## RECORDED INFORMATION
>>>>>
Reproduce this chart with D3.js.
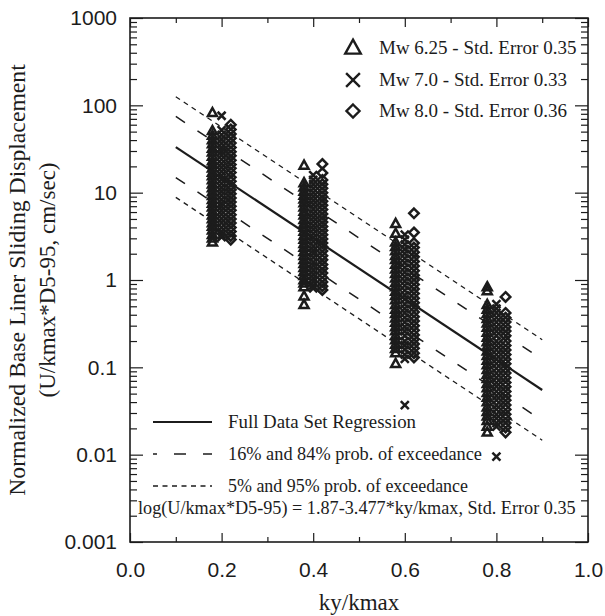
<!DOCTYPE html>
<html>
<head>
<meta charset="utf-8">
<script src="https://cdn.jsdelivr.net/npm/d3@7"></script>
<style>
  body { margin: 0; background: #fff; }
  svg { display: block; }
</style>
</head>
<body>
<svg id="chart" width="605" height="616"></svg>
<script>
// DATA
const kyLevels = [0.2, 0.4, 0.6, 0.8];

// normalized displacement per ky level, one list per magnitude
const mw625 = [
  [82, 51, 45, 40, 36, 32, 29, 26, 23, 21, 19, 17, 15.5, 14, 12.5, 11.3, 10.2, 9.2, 8.3, 7.5, 6.8, 6.1, 5.5, 5.0, 4.5, 4.1, 3.7, 3.3, 3.0, 2.7],
  [20.5, 12.9, 11.5, 10.3, 9.3, 8.4, 7.6, 6.8, 6.1, 5.5, 4.9, 4.4, 4.0, 3.6, 3.2, 2.9, 2.6, 2.35, 2.1, 1.9, 1.7, 1.53, 1.38, 1.24, 1.12, 1.0, 0.92, 0.83, 0.65, 0.52],
  [4.4, 3.4, 2.7, 2.4, 2.15, 1.9, 1.7, 1.5, 1.33, 1.18, 1.05, 0.93, 0.83, 0.74, 0.66, 0.59, 0.52, 0.46, 0.41, 0.365, 0.325, 0.29, 0.26, 0.23, 0.205, 0.183, 0.163, 0.146, 0.11],
  [0.83, 0.75, 0.52, 0.46, 0.41, 0.36, 0.32, 0.285, 0.25, 0.22, 0.195, 0.173, 0.153, 0.136, 0.12, 0.106, 0.094, 0.083, 0.074, 0.065, 0.058, 0.051, 0.045, 0.04, 0.035, 0.031, 0.0275, 0.0245, 0.021, 0.018]
];
const mw70 = [
  [76, 52, 46, 41, 37, 33, 30, 27, 24, 21.5, 19.5, 17.5, 15.8, 14.2, 12.8, 11.5, 10.4, 9.4, 8.4, 7.6, 6.9, 6.2, 5.6, 5.0, 4.5, 4.0, 3.6, 3.3, 3.1],
  [15.9, 14, 12.5, 11.2, 10, 9.0, 8.1, 7.3, 6.5, 5.8, 5.2, 4.7, 4.2, 3.8, 3.4, 3.05, 2.75, 2.45, 2.2, 2.0, 1.8, 1.6, 1.45, 1.3, 1.17, 1.05, 0.95, 0.86, 0.8],
  [3.3, 2.9, 2.55, 2.25, 2.0, 1.77, 1.57, 1.39, 1.23, 1.09, 0.97, 0.86, 0.76, 0.67, 0.6, 0.53, 0.47, 0.42, 0.37, 0.33, 0.29, 0.26, 0.23, 0.2, 0.18, 0.16, 0.14, 0.125, 0.037],
  [0.53, 0.47, 0.42, 0.37, 0.33, 0.29, 0.26, 0.23, 0.2, 0.178, 0.158, 0.14, 0.124, 0.11, 0.097, 0.086, 0.076, 0.067, 0.06, 0.053, 0.047, 0.042, 0.037, 0.033, 0.029, 0.026, 0.023, 0.021, 0.0095]
];
const mw80 = [
  [60, 53, 47, 42, 37, 33, 29.5, 26.5, 23.5, 21, 19, 17, 15, 13.5, 12, 10.8, 9.7, 8.7, 7.8, 7.0, 6.3, 5.6, 5.0, 4.5, 4.0, 3.6, 3.2, 2.9],
  [21.3, 16.8, 14, 12.5, 11.2, 10, 9.0, 8.0, 7.2, 6.4, 5.7, 5.1, 4.6, 4.1, 3.7, 3.3, 2.95, 2.65, 2.4, 2.15, 1.9, 1.7, 1.5, 1.35, 1.2, 1.07, 0.95, 0.85, 0.77],
  [5.8, 3.5, 2.65, 2.35, 2.08, 1.84, 1.63, 1.45, 1.28, 1.13, 1.0, 0.89, 0.79, 0.7, 0.62, 0.55, 0.49, 0.43, 0.38, 0.34, 0.3, 0.265, 0.235, 0.21, 0.185, 0.165, 0.145, 0.13],
  [0.64, 0.42, 0.37, 0.33, 0.29, 0.26, 0.23, 0.2, 0.178, 0.158, 0.14, 0.124, 0.11, 0.097, 0.086, 0.076, 0.067, 0.06, 0.053, 0.047, 0.042, 0.037, 0.033, 0.029, 0.026, 0.023, 0.0205, 0.018]
];
const seriesLabels = ["Mw 6.25 - Std. Error 0.35", "Mw 7.0 - Std. Error 0.33", "Mw 8.0 - Std. Error 0.36"];

// regression: log(U/kmax*D5-95) = 1.87 - 3.477*ky/kmax
const regIntercept = 1.87;
const regSlope = -3.477;
const regStdError = 0.35;
const regRange = [0.1, 0.9];
const bandZ = [0, 1, -1, 1.645, -1.645];
const lineLabels = ["Full Data Set Regression", "16% and 84% prob. of exceedance", "5% and 95% prob. of exceedance"];
const formulaLabel = "log(U/kmax*D5-95) = 1.87-3.477*ky/kmax, Std. Error 0.35";

const xTicks = [0, 0.2, 0.4, 0.6, 0.8, 1.0];
const xMinorTicks = [0.1, 0.3, 0.5, 0.7, 0.9];
const yTicks = [0.001, 0.01, 0.1, 1, 10, 100, 1000];

// LAYOUT
const width = 605, height = 616;
const margin = { top: 18, right: 17, bottom: 74, left: 130 };
const serif = "'Liberation Serif', 'Times New Roman', serif";
const sans = "'Liberation Sans', Arial, sans-serif";
const ink = "#1c1c1c";

const svg = d3.select("#chart");

const x = d3.scaleLinear().domain([0, 1]).range([margin.left, width - margin.right]);
const y = d3.scaleLog().domain([0.001, 1000]).range([height - margin.bottom, margin.top]);

const yMinor = [];
for (let e = -3; e < 3; e++) {
  for (let m = 2; m <= 9; m++) yMinor.push(m * Math.pow(10, e));
}

// MARKER SHAPES
const triangleShape = {
  draw(ctx, size) {
    const s = Math.sqrt(size);
    const h = s * 0.9;
    ctx.moveTo(0, -h * 0.6);
    ctx.lineTo(s / 2, h * 0.4);
    ctx.lineTo(-s / 2, h * 0.4);
    ctx.closePath();
  }
};
const timesShape = {
  draw(ctx, size) {
    const r = Math.sqrt(size) / 2;
    ctx.moveTo(-r, -r); ctx.lineTo(r, r);
    ctx.moveTo(r, -r); ctx.lineTo(-r, r);
  }
};
const diamondShape = {
  draw(ctx, size) {
    const r = Math.sqrt(size) / 2;
    ctx.moveTo(0, -r); ctx.lineTo(r, 0);
    ctx.lineTo(0, r); ctx.lineTo(-r, 0);
    ctx.closePath();
  }
};

const series = [
  { values: mw625, shape: triangleShape, offset: -0.02, size: 81, legendSize: 240 },
  { values: mw70, shape: timesShape, offset: 0, size: 64, legendSize: 190 },
  { values: mw80, shape: diamondShape, offset: 0.02, size: 90, legendSize: 170 }
];

// AXES (ticks inward on all four sides)
function tickAxis(axis, g) {
  g.call(axis).call(s => s.select(".domain").remove());
  g.selectAll(".tick line").attr("stroke", ink).attr("stroke-width", 1.2);
  g.selectAll(".tick text").attr("fill", ink).attr("font-family", sans).attr("font-size", 21);
}

const bottomY = height - margin.bottom;
tickAxis(d3.axisBottom(x).tickValues(xTicks).tickSize(-9).tickPadding(20).tickFormat(d3.format(".1f")),
  svg.append("g").attr("transform", `translate(0,${bottomY})`));
tickAxis(d3.axisBottom(x).tickValues(xMinorTicks).tickSize(-5).tickFormat(""),
  svg.append("g").attr("transform", `translate(0,${bottomY})`));
tickAxis(d3.axisTop(x).tickValues(xTicks).tickSize(-9).tickFormat(""),
  svg.append("g").attr("transform", `translate(0,${margin.top})`));
tickAxis(d3.axisTop(x).tickValues(xMinorTicks).tickSize(-5).tickFormat(""),
  svg.append("g").attr("transform", `translate(0,${margin.top})`));

tickAxis(d3.axisLeft(y).tickValues(yTicks).tickSize(-13).tickPadding(13).tickFormat(d3.format("~g")),
  svg.append("g").attr("transform", `translate(${margin.left},0)`));
tickAxis(d3.axisLeft(y).tickValues(yMinor).tickSize(-7).tickFormat(""),
  svg.append("g").attr("transform", `translate(${margin.left},0)`));
tickAxis(d3.axisRight(y).tickValues(yTicks).tickSize(-13).tickFormat(""),
  svg.append("g").attr("transform", `translate(${width - margin.right},0)`));
tickAxis(d3.axisRight(y).tickValues(yMinor).tickSize(-7).tickFormat(""),
  svg.append("g").attr("transform", `translate(${width - margin.right},0)`));

// frame
svg.append("rect")
  .attr("x", margin.left).attr("y", margin.top)
  .attr("width", width - margin.left - margin.right)
  .attr("height", height - margin.top - margin.bottom)
  .attr("fill", "none").attr("stroke", ink).attr("stroke-width", 1.6);

// REGRESSION LINES
const lineStyles = {
  0: { dash: null, w: 2.2 },
  1: { dash: "11,15", w: 1.5 },
  1.645: { dash: "5,4.5", w: 1.3 }
};
const line = d3.line().x(d => x(d[0])).y(d => y(d[1]));
svg.append("g")
  .selectAll("path")
  .data(bandZ)
  .join("path")
    .attr("d", z => line(regRange.map(k => [k, Math.pow(10, regIntercept + regSlope * k + z * regStdError)])))
    .attr("fill", "none")
    .attr("stroke", ink)
    .attr("stroke-width", z => lineStyles[Math.abs(z)].w)
    .attr("stroke-dasharray", z => lineStyles[Math.abs(z)].dash);

// SCATTER MARKERS
series.forEach(s => {
  const pts = [];
  s.values.forEach((vals, i) => vals.forEach(v => pts.push([kyLevels[i] + s.offset, v])));
  svg.append("g")
    .attr("fill", "none")
    .attr("stroke", ink)
    .attr("stroke-width", 2.5)
    .selectAll("path")
    .data(pts)
    .join("path")
      .attr("transform", d => `translate(${x(d[0])},${y(d[1])})`)
      .attr("d", d3.symbol().type(s.shape).size(s.size));
});

// TOP-RIGHT LEGEND
const legendTop = svg.append("g");
const legendRows = [48, 80, 111];
series.forEach((s, i) => {
  legendTop.append("path")
    .attr("transform", `translate(353,${legendRows[i]})`)
    .attr("d", d3.symbol().type(s.shape).size(s.legendSize))
    .attr("fill", "none").attr("stroke", ink).attr("stroke-width", 2.4);
  legendTop.append("text")
    .attr("x", 379).attr("y", legendRows[i] + 6)
    .attr("font-family", serif).attr("font-size", 19).attr("fill", ink)
    .text(seriesLabels[i]);
});

// BOTTOM-LEFT LEGEND
const legendBottom = svg.append("g");
const lineRows = [422, 454, 486];
const lineTextWidths = [188, 254, 240];
[0, 1, 1.645].forEach((z, i) => {
  legendBottom.append("line")
    .attr("x1", 153).attr("x2", 212)
    .attr("y1", lineRows[i]).attr("y2", lineRows[i])
    .attr("stroke", ink)
    .attr("stroke-width", lineStyles[z].w)
    .attr("stroke-dasharray", z === 1 ? "12,17" : lineStyles[z].dash)
    .attr("stroke-dashoffset", z === 1 ? 8 : 0);
  legendBottom.append("text")
    .attr("x", 228).attr("y", lineRows[i] + 6)
    .attr("font-family", serif).attr("font-size", 19).attr("fill", ink)
    .attr("textLength", lineTextWidths[i]).attr("lengthAdjust", "spacingAndGlyphs")
    .text(lineLabels[i]);
});
legendBottom.append("text")
  .attr("x", 138).attr("y", 514)
  .attr("font-family", serif).attr("font-size", 18.2).attr("fill", ink)
  .text(formulaLabel);

// AXIS TITLES
svg.append("text")
  .attr("x", x(0.5)).attr("y", 610)
  .attr("text-anchor", "middle")
  .attr("font-family", serif).attr("font-size", 23).attr("fill", ink)
  .text("ky/kmax");

const yTitle = svg.append("g")
  .attr("font-family", serif).attr("fill", ink)
  .attr("text-anchor", "middle");
yTitle.append("text")
  .attr("transform", `translate(25,${(margin.top + bottomY) / 2}) rotate(-90)`)
  .attr("font-size", 23.7)
  .text("Normalized Base Liner Sliding Displacement");
yTitle.append("text")
  .attr("transform", `translate(55,${(margin.top + bottomY) / 2}) rotate(-90)`)
  .attr("font-size", 23)
  .text("(U/kmax*D5-95, cm/sec)");
</script>
</body>
</html>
<<<<<
## WRITTEN TASK
Write out an exact copy of the listing, first line through the line containing "const kyLevels = [0.2, 0.4, 0.6, 0.8];", with the pictures left out.

## WRITTEN RESPONSE
Reproduce this chart with D3.js.
<!DOCTYPE html>
<html>
<head>
<meta charset="utf-8">
<script src="https://cdn.jsdelivr.net/npm/d3@7"></script>
<style>
  body { margin: 0; background: #fff; }
  svg { display: block; }
</style>
</head>
<body>
<svg id="chart" width="605" height="616"></svg>
<script>
// DATA
const kyLevels = [0.2, 0.4, 0.6, 0.8];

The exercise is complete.